Valid style symbols are :bold, :italic, and :underline. Gogh themes ship without any styling — you opt in per-capture when you derive your own.

For the full set of ways to build a Theme (deriving from Gogh, loading from JSON, constructing directly), see Themes.

Lexer migration

Built-in lexers

Built-in 0.5 lexers are gone. Install the matching tree-sitter grammar JLL and pass a Symbol or String:

0.50.6
Lexers.JuliaLexer:julia (tree_sitter_julia_jll)
Lexers.JuliaConsoleLexer:jlcon (handled by jlcon_preprocess; needs tree_sitter_julia_jll and tree_sitter_bash_jll for shell mode)
Lexers.FortranLexer:fortran, alias f90/f95
Lexers.MatlabLexer:matlab
Lexers.RLexer:r
Lexers.TOMLLexer:toml

Highlights.available_languages lists every JLL it knows about. JLLs load on first use; if one isn't installed, the error message tells you exactly what to Pkg.add.

Custom @lexer definitions

There is no replacement. The 0.6 architecture is built on tree-sitter grammars compiled into JLL packages, so a custom 0.5 regex @lexer cannot be ported in place. Options:

  • Find an existing tree-sitter grammar for your language and use the matching tree_sitter_<lang>_jll.
  • Write a tree-sitter grammar (see the tree-sitter docs) and package it as a JLL.
  • Stay on Highlights@0.5.

Worked example: porting a custom theme

Highlights@0.5 shipped render methods only for MIME"text/html", MIME"text/css", and MIME"text/latex". Anyone who wanted terminal output had to add their own Format.render(io, ::MIME"text/ansi", tokens) method that walked the token stream and emitted ANSI escape codes by hand. A typical 0.5 setup paired a custom theme with that override:

# 0.5
using Highlights: Highlights
using Highlights.Format
using Highlights.Tokens, Highlights.Themes

abstract type CodeTheme <: AbstractTheme end

@theme CodeTheme Dict(
    :style => S"",
    :tokens => Dict(
        TEXT          => S"fg: dedede;",
        NAME_FUNCTION => S"fg: e8d472;",
        NAME_OTHER    => S"fg: e8d472;",
        KEYWORD       => S"fg: 7a93f5;",
        OPERATOR      => S"fg: de6d59;",
        PUNCTUATION   => S"fg: e38864",
        STRING        => S"fg: 50ad5f",
        COMMENT       => S"fg: 287a36; italic",
        STRING_DOC    => S"fg: 50ad5f",
        NUMBER        => S"fg: 90CAF9",
    ),
)

function Format.render(io::IO, ::MIME"text/ansi", tokens::Format.TokenIterator)
    for (str, id, style) in tokens
        # build escape codes from style.fg / style.bg / style.bold / …
        # and print(io, "\e[…m$str\e[0m")
    end
end

txt = sprint(Highlights.highlight, MIME("text/ansi"), code,
             Lexers.JuliaLexer, CodeTheme; context = stdout)
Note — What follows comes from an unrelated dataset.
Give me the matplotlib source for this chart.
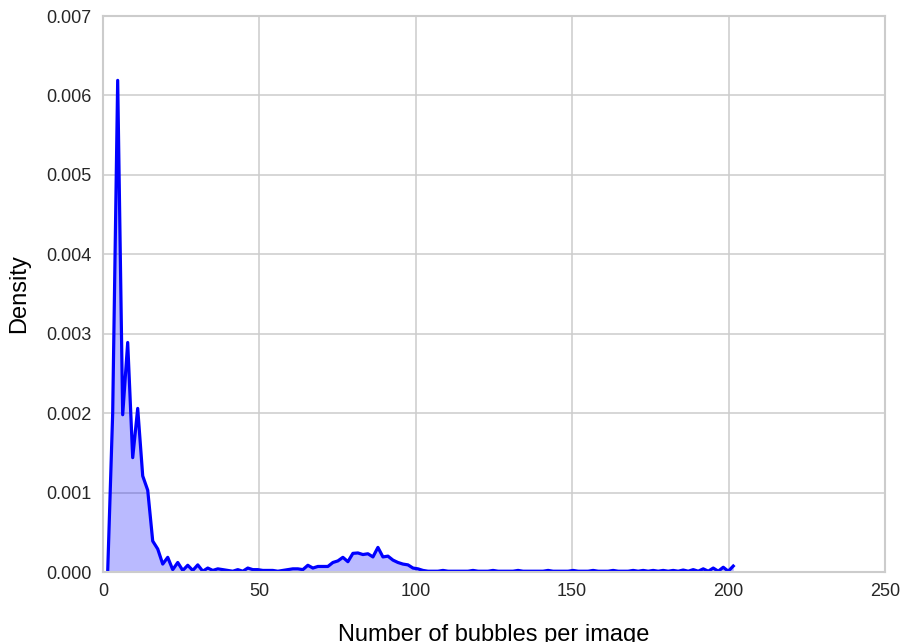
import numpy as np
import matplotlib
matplotlib.use("Agg")
import matplotlib.pyplot as plt

# bin centres (uniform grid of counts)
x_start, x_end, n_pts = 1.5, 201.5, 126

density = [
    0.0, 0.0020, 0.00619, 0.00198, 0.00289, 0.00144, 0.00206, 0.00121, 0.00103, 0.00039,
    0.00029, 0.00010, 0.000185, 0.00003, 0.00012, 0.00002, 0.000085, 0.00002, 0.00009, 0.00001,
    0.00005, 0.00002, 0.00004, 0.00003, 0.00002, 0.00001, 0.00003, 0.00001, 0.00005, 0.00003,
    0.00003, 0.00002, 0.00002, 0.00002, 0.00001, 0.00002, 0.00003, 0.00004, 0.00004, 0.00003,
    0.000085, 0.00005, 0.00007, 0.00007, 0.00007, 0.00012, 0.00014, 0.000185, 0.00013, 0.000235,
    0.00024, 0.00022, 0.00023, 0.00019, 0.00031, 0.00019, 0.00020, 0.00015, 0.00012, 0.00010,
    0.00009, 0.00005, 0.00004, 0.00002, 0.00001, 0.00001, 0.00001, 0.00002, 0.00001, 0.00001,
    0.00001, 0.00001, 0.00001, 0.00002, 0.00001, 0.00001, 0.00001, 0.00002, 0.00001, 0.00001,
    0.00001, 0.00001, 0.00002, 0.00001, 0.00001, 0.00001, 0.00001, 0.00001, 0.00002, 0.00001,
    0.00001, 0.00001, 0.00001, 0.00002, 0.00001, 0.00001, 0.00001, 0.00002, 0.00001, 0.00001,
    0.00001, 0.00002, 0.00001, 0.00001, 0.00001, 0.00002, 0.00001, 0.00002, 0.00001, 0.00002,
    0.00001, 0.00002, 0.00001, 0.00002, 0.00001, 0.000025, 0.00001, 0.00003, 0.00001, 0.00004,
    0.00001, 0.00005, 0.00001, 0.00006, 0.00001, 0.000075,
]

x_ticks = [0, 50, 100, 150, 200, 250]
y_ticks = [0.000, 0.001, 0.002, 0.003, 0.004, 0.005, 0.006, 0.007]

x = np.linspace(x_start, x_end, n_pts)
y = np.array(density)

plt.rcParams['font.family'] = ['Liberation Sans', 'DejaVu Sans']

fig = plt.figure(figsize=(9.01, 6.42), dpi=100)
ax = fig.add_axes([0.1143, 0.109, 0.8679, 0.866])

ax.fill_between(x, 0, y, color=(0.0, 0.0, 1.0), alpha=0.27, linewidth=0)
ax.plot(x, y, color=(0.0, 0.0, 1.0), linewidth=2.3)

ax.set_xlim(0, 250)
ax.set_ylim(0, 0.007)
ax.set_xticks(x_ticks)
ax.set_yticks(y_ticks)
ax.set_xticklabels([str(t) for t in x_ticks])
ax.set_yticklabels([f"{t:.3f}" for t in y_ticks])

ax.grid(True, color='#cccccc', linewidth=1.1)
ax.set_axisbelow(True)
for s in ax.spines.values():
    s.set_color('#cccccc')
    s.set_linewidth(1.5)
ax.tick_params(axis='both', length=0, labelsize=13, colors='#262626', pad=8)

ax.set_xlabel('Number of bubbles per image', fontsize=17, color='black', labelpad=17)
ax.set_ylabel('Density', fontsize=17, color='black', labelpad=12)

fig.savefig('out.png', dpi=100)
In 0.6 the entire Format.render override goes away: MIME"text/ansi" is a built-in format, so highlight returns 24-bit-color ANSI directly. Only the theme needs porting:

# 0.6
using Highlights

const CODE_THEME = Theme("Dracula";
    name       = "CodeTheme",
    foreground = "#dedede",
    colors = Dict(
        1 => "#287a36",  # comment
        2 => "#7a93f5",  # keyword
        3 => "#50ad5f",  # string  (covers STRING and STRING_DOC)
        4 => "#90CAF9",  # number / constant
        5 => "#e8d472",  # function (NAME_FUNCTION)
        6 => "#e8d472",  # macro / string.escape (also NAME_OTHER overflow)
        8 => "#de6d59",  # operator / punctuation / variable
    ),
    styles = Dict(
        "comment" => :italic,  # 0.5 had `italic` on COMMENT
    ),
)

txt = highlight(MIME("text/ansi"), code, :julia, CODE_THEME)

If the 0.5 Format.render was emitting something other than ANSI (e.g. a downstream markup language that another library re-styles), keep that wrapping with a transform callback instead — see Custom Token Transforms.
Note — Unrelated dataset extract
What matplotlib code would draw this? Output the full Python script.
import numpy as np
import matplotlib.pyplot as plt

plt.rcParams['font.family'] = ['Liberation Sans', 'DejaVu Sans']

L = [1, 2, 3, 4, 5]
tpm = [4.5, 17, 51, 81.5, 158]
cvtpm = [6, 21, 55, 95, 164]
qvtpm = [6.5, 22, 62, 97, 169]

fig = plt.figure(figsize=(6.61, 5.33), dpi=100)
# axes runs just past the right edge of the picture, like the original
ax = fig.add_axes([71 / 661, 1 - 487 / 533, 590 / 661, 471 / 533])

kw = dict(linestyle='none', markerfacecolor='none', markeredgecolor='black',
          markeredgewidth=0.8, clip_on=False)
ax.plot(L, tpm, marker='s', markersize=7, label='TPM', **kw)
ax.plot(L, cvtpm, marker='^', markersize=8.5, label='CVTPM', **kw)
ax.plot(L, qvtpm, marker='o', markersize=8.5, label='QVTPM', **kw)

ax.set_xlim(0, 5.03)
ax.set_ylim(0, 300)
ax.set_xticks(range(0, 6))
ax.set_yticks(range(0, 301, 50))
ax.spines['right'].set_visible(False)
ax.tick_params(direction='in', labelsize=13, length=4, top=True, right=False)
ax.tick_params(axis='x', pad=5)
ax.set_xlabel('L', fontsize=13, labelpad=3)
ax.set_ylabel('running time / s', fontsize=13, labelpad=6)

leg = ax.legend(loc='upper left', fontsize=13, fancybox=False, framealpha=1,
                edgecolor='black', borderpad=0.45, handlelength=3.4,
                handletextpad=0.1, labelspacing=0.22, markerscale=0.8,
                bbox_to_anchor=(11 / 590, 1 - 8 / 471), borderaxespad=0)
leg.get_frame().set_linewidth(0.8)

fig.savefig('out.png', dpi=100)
Things to watch when porting:

  • 0.5 styling (bold, italic, underline on S"…") maps onto the styles keyword on the Theme constructor — see the example above and Themes.
  • OPERATOR and PUNCTUATION both land on index 8. The 0.5 theme gave them different colors; in 0.6 you pick one. If both matter, branch on token.capture from a transform callback.
  • NAME_OTHER is approximate. Tree-sitter's variable capture also covers operators and punctuation by default, so the example parks identifier color on index 6 (alongside function.macro and string.escape) to keep plain names yellow without recoloring operators. Adjust to taste.
  • The 0.5 Format.render override is no longer needed for ANSI output. If your override was doing more than emitting escape codes (linking, custom markup, etc.), port that logic to a transform callback.

Verifying a port

  • println(highlight(sample, :julia, MyTheme)) in a true-color terminal.
  • highlight("text/plain", sample, :julia, MyTheme) prints [capture:text] debug output so you can confirm captures land where you expect.
  • display(Highlight(sample, :julia, MyTheme)) renders rich output in Pluto/Jupyter for visual comparison against the 0.5 result.